Everything from the first line of the data through the line with "2, 1, 1, 0, 0]" is to be echoed exactly, minus the pictures.

• PROVIDED MATERIAL:
········
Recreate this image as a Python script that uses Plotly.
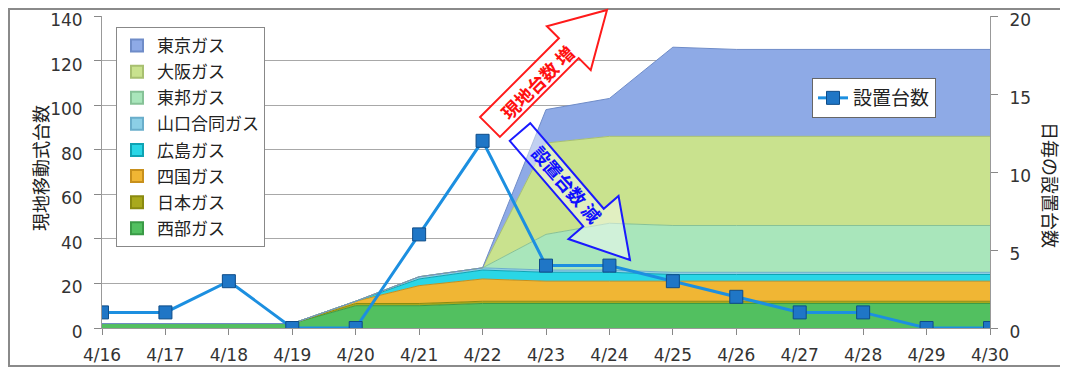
import math
import plotly.graph_objects as go

# ---------------- data ----------------
dates = ["4/16", "4/17", "4/18", "4/19", "4/20", "4/21", "4/22", "4/23",
         "4/24", "4/25", "4/26", "4/27", "4/28", "4/29", "4/30"]

seibu     = [2, 2, 2, 2, 10, 10, 11, 11, 11, 11, 11, 11, 11, 11, 11]
nihon     = [0, 0, 0, 0, 1, 1, 1, 1, 1, 1, 1, 1, 1, 1, 1]
shikoku   = [0, 0, 0, 0, 1, 8, 10, 9, 9, 9, 9, 9, 9, 9, 9]
hiroshima = [0, 0, 0, 0, 0, 3, 4, 4, 4, 3, 3, 3, 3, 3, 3]
yamaguchi = [0, 0, 0, 0, 0, 1, 1, 1, 1, 1, 1, 1, 1, 1, 1]
toho      = [0, 0, 0, 0, 0, 0, 0, 16, 21, 21, 21, 21, 21, 21, 21]
osaka     = [0, 0, 0, 0, 0, 0, 0, 41, 39, 40, 40, 40, 40, 40, 40]
tokyo     = [0, 0, 0, 0, 0, 0, 0, 15, 17, 40, 39, 39, 39, 39, 39]

installs  = [1, 1, 3, 0, 0, 6, 12, 4, 4, 3, 2, 1, 1, 0, 0]

# bottom -> top stacking order
series_names = ["西部ガス", "日本ガス", "四国ガス", "広島ガス", "山口合同ガス", "東邦ガス", "大阪ガス", "東京ガス"]
series_vals = [seibu, nihon, shikoku, hiroshima, yamaguchi, toho, osaka, tokyo]
fill_colors = ["#52c060", "#a9a91c", "#f0b634", "#2ad6e6", "#8ccfe6", "#a9e6bb", "#c9e28e", "#8eaae6"]
edge_colors = ["#3a9a46", "#8a8a10", "#c8901c", "#0fa3b3", "#6aaecb", "#86c297", "#a8c070", "#6f8cc8"]

line_name = "設置台数"
left_title = "現地移動式台数"
right_title = "日毎の設置台数"
arrow_up_text = "現地台数 増"
arrow_down_text = "設置台数 減"

# ---------------- layout geometry ----------------
OFF = 8                      # page body margin
W, H = 1068 - OFF, 368 - OFF
ML, MR, MT, MB = 94, 78, 8, 40
PW, PH = W - ML - MR, H - MT - MB


def px2paper(x, y):
    """screen pixel -> paper coordinates"""
    fx, fy = x - OFF, y - OFF
    return (fx - ML) / PW, (H - MB - fy) / PH


FONT = "Noto Sans CJK JP"
TICKFONT = "DejaVu Sans"

fig = go.Figure()

for name, vals, fc, ec in zip(series_names, series_vals, fill_colors, edge_colors):
    fig.add_trace(go.Scatter(
        x=dates, y=vals, name=name, stackgroup="gas", mode="lines",
        line=dict(color=ec, width=1), fillcolor=fc, showlegend=False,
        hoverinfo="skip"))

# legend entries (square markers like the original), top entry = top of stack
for name, fc, ec in reversed(list(zip(series_names, fill_colors, edge_colors))):
    fig.add_trace(go.Scatter(
        x=[None], y=[None], name=name, mode="markers", legendgroup=name,
        marker=dict(symbol="square", size=9, color=fc, line=dict(color=ec, width=1)),
        legend="legend"))

fig.add_trace(go.Scatter(
    x=dates, y=installs, name=line_name, yaxis="y2", mode="lines+markers",
    line=dict(color="#1c8fe0", width=3),
    marker=dict(symbol="square", size=13, color="#1f76c6", line=dict(color="#0e4c88", width=1)),
    legend="legend2"))

# ---------------- arrows ----------------
def arrow_path(tail, tip, sw, hw, hl):
    dx, dy = tip[0] - tail[0], tip[1] - tail[1]
    L = math.hypot(dx, dy)
    ux, uy = dx / L, dy / L
    nx, ny = -uy, ux
    bx, by = tip[0] - ux * hl, tip[1] - uy * hl
    pts = [
        (tail[0] + nx * sw / 2, tail[1] + ny * sw / 2),
        (bx + nx * sw / 2, by + ny * sw / 2),
        (bx + nx * hw / 2, by + ny * hw / 2),
        tip,
        (bx - nx * hw / 2, by - ny * hw / 2),
        (bx - nx * sw / 2, by - ny * sw / 2),
        (tail[0] - nx * sw / 2, tail[1] - ny * sw / 2),
    ]
    pp = [px2paper(*p) for p in pts]
    return "M " + " L ".join(f"{a:.5f},{b:.5f}" for a, b in pp) + " Z"


shapes = []
shapes.append(dict(type="path", xref="paper", yref="paper",
                   path=arrow_path((490, 127), (607, 10), 28, 62, 54),
                   line=dict(color="#ff1a1a", width=2),
                   fillcolor="rgba(255,255,255,0.75)", layer="above"))
shapes.append(dict(type="path", xref="paper", yref="paper",
                   path=arrow_path((520, 132), (630, 260), 27, 66, 56),
                   line=dict(color="#1a1aff", width=2),
                   fillcolor="rgba(255,255,255,0.45)", layer="above"))

# outer border
bx0, by0 = px2paper(9, 366)
bx1, by1 = px2paper(1090, 9)
shapes.append(dict(type="rect", xref="paper", yref="paper", x0=bx0, y0=by0, x1=bx1, y1=by1,
                   line=dict(color="#8a8a8a", width=2), fillcolor="rgba(0,0,0,0)", layer="below"))

tux, tuy = px2paper(537, 82)
tdx, tdy = px2paper(567, 184)
lx, ly = px2paper(40, 168)
rx, ry = px2paper(1051, 185)

annotations = [
    dict(text=f"<b>{arrow_up_text}</b>", x=tux, y=tuy, xref="paper", yref="paper",
         xanchor="center", yanchor="middle",
         showarrow=False, textangle=-45, font=dict(family=FONT, size=18, color="#ff1010")),
    dict(text=f"<b>{arrow_down_text}</b>", x=tdx, y=tdy, xref="paper", yref="paper",
         xanchor="center", yanchor="middle",
         showarrow=False, textangle=49, font=dict(family=FONT, size=18, color="#1010ff")),
    dict(text=left_title, x=lx, y=ly, xref="paper", yref="paper", showarrow=False,
         xanchor="center", yanchor="middle",
         textangle=-90, font=dict(family=FONT, size=18, color="#222")),
    dict(text=right_title, x=rx, y=ry, xref="paper", yref="paper", showarrow=False,
         xanchor="center", yanchor="middle",
         textangle=90, font=dict(family=FONT, size=18, color="#222")),
]

lg1x, lg1y = px2paper(116, 27)
lg2x, lg2y = px2paper(812, 78)

fig.update_layout(
    width=W, height=H,
    margin=dict(l=ML, r=MR, t=MT, b=MB, autoexpand=False),
    paper_bgcolor="white", plot_bgcolor="white",
    font=dict(family=FONT, size=17, color="#222"),
    xaxis=dict(type="category", range=[0, len(dates) - 1], showgrid=False,
               ticks="outside", ticklen=6, tickcolor="#888", showline=True,
               linecolor="#999", linewidth=1,
               tickfont=dict(family=TICKFONT, size=17, color="#333"),
               ticklabelstandoff=6, automargin=False, ticklabeloverflow="allow"),
    yaxis=dict(range=[0, 140], dtick=20, showgrid=True, gridcolor="#a8a8a8", gridwidth=1,
               zeroline=False, ticks="outside", ticklen=7, tickcolor="#888",
               showline=True, linecolor="#999", ticklabelstandoff=8, ticklabelshift=4,
               tickfont=dict(family=TICKFONT, size=17, color="#333"), automargin=False,
               ticklabeloverflow="allow"),
    yaxis2=dict(range=[0, 20], dtick=5, overlaying="y", side="right", showgrid=False,
                zeroline=False, ticks="outside", ticklen=7, tickcolor="#888",
                showline=True, linecolor="#999", ticklabelstandoff=8, ticklabelshift=4,
                tickfont=dict(family=TICKFONT, size=17, color="#333"), automargin=False,
                ticklabeloverflow="allow"),
    legend=dict(x=lg1x, y=lg1y, xanchor="left", yanchor="top", bgcolor="white",
                bordercolor="#888", borderwidth=1, font=dict(family=FONT, size=17),
                tracegroupgap=1, itemsizing="constant", itemwidth=30,
                traceorder="grouped"),
    legend2=dict(x=lg2x, y=lg2y, xanchor="left", yanchor="top", bgcolor="white",
                 bordercolor="#666", borderwidth=1, font=dict(family=FONT, size=19)),
    shapes=shapes,
    annotations=annotations,
    showlegend=True,
)

fig.write_html("out.html")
········
• SOLUTION FOR THIS TASK:
Recreate this image as a Python script that uses Plotly.
import math
import plotly.graph_objects as go

# ---------------- data ----------------
dates = ["4/16", "4/17", "4/18", "4/19", "4/20", "4/21", "4/22", "4/23",
         "4/24", "4/25", "4/26", "4/27", "4/28", "4/29", "4/30"]

seibu     = [2, 2, 2, 2, 10, 10, 11, 11, 11, 11, 11, 11, 11, 11, 11]
nihon     = [0, 0, 0, 0, 1, 1, 1, 1, 1, 1, 1, 1, 1, 1, 1]
shikoku   = [0, 0, 0, 0, 1, 8, 10, 9, 9, 9, 9, 9, 9, 9, 9]
hiroshima = [0, 0, 0, 0, 0, 3, 4, 4, 4, 3, 3, 3, 3, 3, 3]
yamaguchi = [0, 0, 0, 0, 0, 1, 1, 1, 1, 1, 1, 1, 1, 1, 1]
toho      = [0, 0, 0, 0, 0, 0, 0, 16, 21, 21, 21, 21, 21, 21, 21]
osaka     = [0, 0, 0, 0, 0, 0, 0, 41, 39, 40, 40, 40, 40, 40, 40]
tokyo     = [0, 0, 0, 0, 0, 0, 0, 15, 17, 40, 39, 39, 39, 39, 39]

installs  = [1, 1, 3, 0, 0, 6, 12, 4, 4, 3, 2, 1, 1, 0, 0]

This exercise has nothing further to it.